THE STORY BEHIND THE JEAN
So why don’t we just buy the new ones straight from the Levis store, why go through this time-consuming process of buying vintage? It’s hard to explain, but no matter how hard the brand try to make a denim look used nothing beats the real deal of a pair of worn jeans that makes them all unique. Antonio Di Battista is a denim designer and collector who owns 3000 pair of vintage jeans, in his book My Archive he show’s pieces from his denim collection where different denim has been worn in different ways, e.g. a carpenter may have the knee part of the denim worn in from sitting on the knees in his work., and a postman maybe the behind from riding that bike and so on. This all is showing us that it’s not just about the denim style in itself but also about who wore it and put his or hers touch on each denim by just wearing it and making each denim original.

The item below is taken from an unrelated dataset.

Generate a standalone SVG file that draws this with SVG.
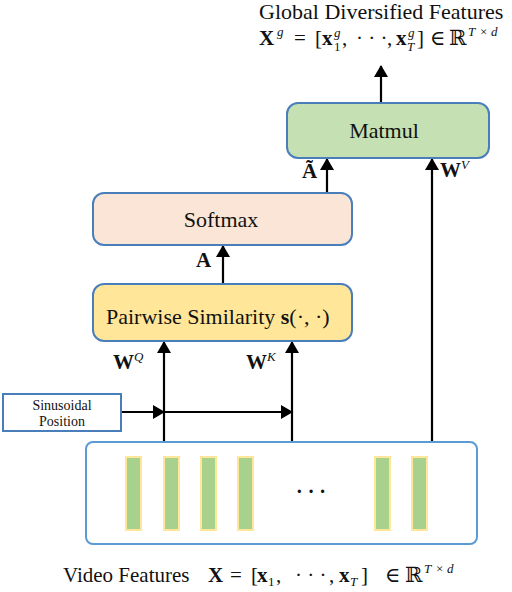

Today even the busiest career women who might not have the time to run around in vintage shop can now pop into either Selfridges or Browns and get her piece of history, for just a higher price point. From an environmental point of view, it is defiantly a step forward in fashion luxury, to be able to sell a pair of jeans for a couple of hundred pounds where the fabric is not even newly produced is a big deal. The cost in a way takes away the romantic way of the eternal search for the perfect 501. Sam recalls her first pair of Levis 501;
”I did have a pair of 501 it was an ex-boyfriend of mine he got me a pair in a secondhand store and he actually cut the fly open so you could see the exposed buttons and then he rolled it up, he had a pair and I had a pair, we were quite trendy as it was a cool look. It was actually men’s 501 and I used to wear them with a belt, that was my first pair of 501.”
Even here we can see that, despite the fact that you might have already found your perfect pair, Sam still had her own touch on them by altering the zip and showing the buttons. I guess that that is exactly what RE/DONE Bliss and Mischief and Vetements are doing, putting their touch on a piece of history and creating art, and isn’t that what fashion, in the end, is all about?